Photo By Shutterstock

文:岩見旦

書店で本棚の「下の引き出し」を勝手に開けた客がまさかの逆ギレ

ある書店に掲載された「お客様からのご意見」が物議を醸している。

あるお客さんが孫とともに、この書店に訪れた。しかし、そのお客さんはお目当てのマンガが見つからなかったため、本棚の「下の引き出し」の中を勝手に探していた。すると店員が「開けないで下さい」と声を掛けた。腹を立てたそのお客さんは「あなたの常識でも私の常識ではない」と店員と口論になったという。

3月10日に投稿されたこのツイートは2万を超えるリツイートを記録。Twitter上では、高圧的なお客さんの態度に批判が集中した。

「下の引き出し」を勝手に開けることは常識か否か

さらに議論が紛糾したのは、書店の「下の引き出し」を勝手に開けることの是非について。「普通勝手に開けない」「下の棚にあることが分かっていても、店員に聞く」「人の家に行って勝手に戸棚を開けるのと同じようなもの」など、勝手に開けるべきではないとする投稿が圧倒的に多く挙がった。

しかし一部、「普通に開けて在庫あるか見ていた」「引き出しは本棚に入り切らない本を置くために、陳列された本棚の延長として使っているものと思っていた」と勝手に開けていたというコメントが寄せられた。

筆者も書店で「下の引き出し」を開けた経験がある。軽く本の中を見て検討したい時、購入を決めていないにも関わらず、忙しそうな店員をいちいち呼ぶのが申し訳なく感じていたからだ。そこまで深くこのことを考えてこなかったというのが正直なところだ。

「下の引き出し」を勝手に開けていけない理由とは

なぜ書店の「下の引き出し」は勝手に開けてはいけないのだろうか? 上記のツイートに端を発し、現役書店員や元書店員からコメントが相次いだ。
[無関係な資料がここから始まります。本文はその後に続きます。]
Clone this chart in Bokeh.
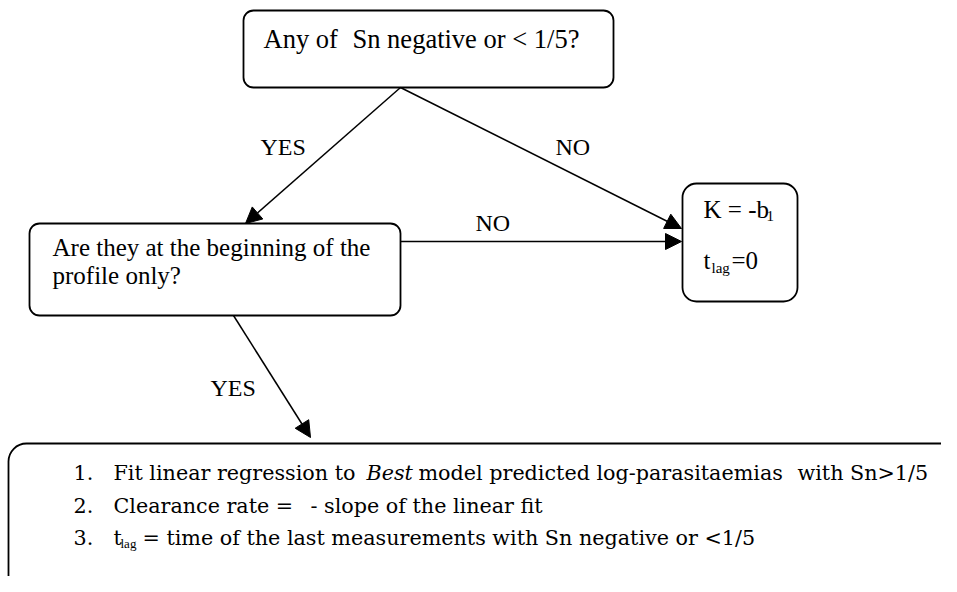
from bokeh.plotting import figure
from bokeh.models import Range1d, ColumnDataSource, Arrow, NormalHead
from bokeh.core.properties import value
from bokeh.embed import file_html
from bokeh.resources import INLINE

# ---- flowchart data (screen-like coordinates, y grows downward) ----
box_names = ["question1", "question2", "result_no", "result_yes"]
box_left = [243, 29, 682, 8]
box_right = [613, 400, 797, 962]
box_top = [10, 223, 183, 443]
box_bottom = [87, 315, 301, 600]
box_radius = [10, 10, 14, 18]

arrow_x0 = [400, 400, 400, 233]
arrow_y0 = [87, 87, 241, 315]
arrow_x1 = [245, 681, 681, 310]
arrow_y1 = [223, 228, 241, 437]

label_text = ["YES", "NO", "NO", "YES"]
label_x = [260, 555, 475, 210]
label_y = [146, 146, 222, 387]

# Times-like box texts
serif_text = ["Any of", "Sn negative or < 1/5?", "Are they at the beginning of the", "profile only?",
              "K = -b", "t", "=0"]
serif_x = [263, 352, 52, 52, 703, 703, 731]
serif_y = [38, 38, 247, 275, 209, 260, 260]
serif_size = ["26.5px", "26.5px", "25px", "25px", "25px", "25px", "25px"]

sub_text = ["1", "lag", "lag"]
sub_x = [766, 711, 120]
sub_y = [215, 267, 543]
sub_size = ["15px", "15px", "13px"]

# bottom box list (Cambria-like)
num_text = ["1.", "2.", "3."]
num_x = [73, 73, 73]
num_y = [472, 505, 537]

body_text = ["Fit linear regression to", "model predicted log-parasitaemias", "with Sn>1/5",
             "Clearance rate =", "- slope of the linear fit",
             "t", "= time of the last measurements with Sn negative or <1/5"]
body_x = [113, 418, 797, 113, 310, 113, 142]
body_y = [472, 472, 472, 505, 505, 537, 537]

italic_text = ["Best"]
italic_x = [366]
italic_y = [472]

W, H = 941, 576
p = figure(width=W, height=H, output_backend="svg", toolbar_location=None,
           x_range=Range1d(0, W), y_range=Range1d(H, 0),
           min_border=0, min_border_left=0, min_border_right=0,
           min_border_top=0, min_border_bottom=0)
p.axis.visible = False
p.xgrid.visible = False
p.ygrid.visible = False
p.outline_line_color = None
p.background_fill_color = "white"
p.border_fill_color = "white"

for i in range(len(box_names)):
    p.quad(left=[box_left[i]], right=[box_right[i]], top=[box_top[i]], bottom=[box_bottom[i]],
           fill_color="white", line_color="black", line_width=1.8,
           border_radius=box_radius[i])

src_arrow = ColumnDataSource(dict(x0=arrow_x0, y0=arrow_y0, x1=arrow_x1, y1=arrow_y1))
p.add_layout(Arrow(end=NormalHead(size=16, fill_color="black", line_color="black", line_width=1),
                   x_start="x0", y_start="y0", x_end="x1", y_end="y1",
                   source=src_arrow, line_color="black", line_width=1.5))

common = dict(text_color="black", text_baseline="middle", text_align="left")

p.text(x=label_x, y=label_y, text=label_text, text_font=value("Liberation Serif"),
       text_font_size="24px", **common)

p.text(x=serif_x, y=serif_y, text=serif_text, text_font=value("Liberation Serif"),
       text_font_size=serif_size, **common)

p.text(x=sub_x, y=sub_y, text=sub_text, text_font=value("Liberation Serif"),
       text_font_size=sub_size, **common)

p.text(x=num_x, y=num_y, text=num_text, text_font=value("DejaVu Serif"),
       text_font_size="20.7px", **common)

p.text(x=body_x, y=body_y, text=body_text, text_font=value("DejaVu Serif"),
       text_font_size="20.7px", **common)

p.text(x=italic_x, y=italic_y, text=italic_text, text_font=value("DejaVu Serif"),
       text_font_style="italic", text_font_size="20.7px", **common)

open("out.html", "w").write(file_html(p, INLINE))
まず、あの「下の引き出し」はストッカーと呼ばれている。そのストッカーの中には在庫だけでなく、棚卸しの本や発売前の本、まだ在庫登録をしていない本などが入っており、あえて陳列していないものもあるという。また、在庫はストッカーではなくバックヤードにある場合も。

さらにストッカーは足元に位置しているため、迂闊に開けると他のお客さんに当たり怪我をさせてしまう可能性もある。そのため、お客さんがストッカーを勝手に開けるのはやめてほしいとのこと。しかし上記のツイートと同じように、このことをお客さんに注意をすると、逆上されるケースが後をたたないようだ。

意外と知らない人も多かった書店の常識。在庫がない場合は「下の引き出し」を勝手にあさらず、店員に一声掛けるようにしてほしい。